この場合,変数 i は1から5の数値をとります。数が変わるので変数でしたね。さて,測定値を足し合わせる手順は次のように数式で書くことができます。

$$
x_{1} + x_{2} + x_{3} + x_{4} + x_{5}
$$

新しい記号

算数や数学では数を操作する際,いろいろな記号を使っています。数を操作するとは,1と2を足すというようなことを言いますが,この場合,記号とは「足す」,つまり「+」ですね。足す,引く,割る,掛けるなどの記号を私たちは知っています。

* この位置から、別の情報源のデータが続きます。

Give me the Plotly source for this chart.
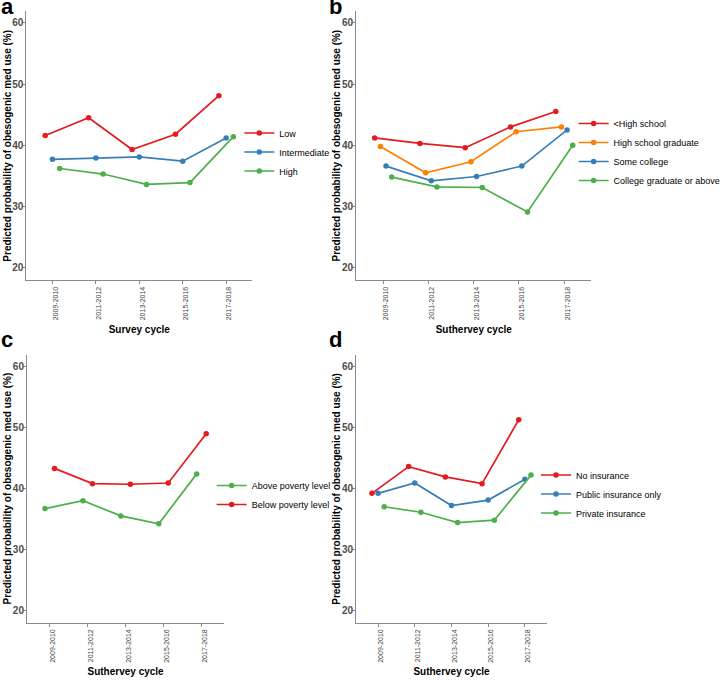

ここで新しい記号を追加することにしましょう。それは,全部足し合わせるという記号です。

以下は次のような操作を意味しています。

変数 i の値が最初1として,それを n まで1づつ大きくしていく,そうすると,$${x_{i}}$$の値は, $${x_{1},x_{2}, x_{3}, x_{4}, x_{5}}$$ と i がひとつ増えるたびに変わっていきます。それら$${x_{1},x_{2}, x_{3}, x_{4}, x_{5}}$$を全部足し合わせるというのがこの記号が意味しているところです。

$$
\sum_{i=1}^{n} x_i
$$

$${\sum}$$ はシグマと読みます。なぜこのような記号を使うのか。足し合わせることを英語でsummation (サメイション)といいます。その頭文字はsですが,この s,ギリシャ語ではシグマ($${\sum}$$)です。それで総和を表すのにシグマが用いられているのです。シグマはその右横にある数を足し合わせることを示す記号です。この式はどう読み上げるのか。こう読みます。「シグマ,アイ,イコール,いちから,エヌ まで、 エックスアイ」。具体的には下の式の右辺の計算をします。

$$
\sum_{i=1}^{n} x_i = x_{1} + x_{2} + x_{3} + x_{4} + x_{5}
$$

最後に足し合わせた数を n で割ると,平均値は次のように表現できます。

$$
\frac{\sum_{i=1}^{n} x_i}{n}
$$

練習

$${ x_{i} = \lbrace 1, 0, 2, 3, 2 \rbrace }$$のとき,$${\sum_{i=1}^{n} x_i}$$ を計算しなさい。

答え

$${1+0+2+3+2=8}$$ なので,8 が答えです。

$${x_{1} = \lbrace 0, 0, 2, 1, 2 \rbrace}$$ のとき,$${\frac{\sum_{i=1}^{n} x_i}{n}}$$ を計算しなさい。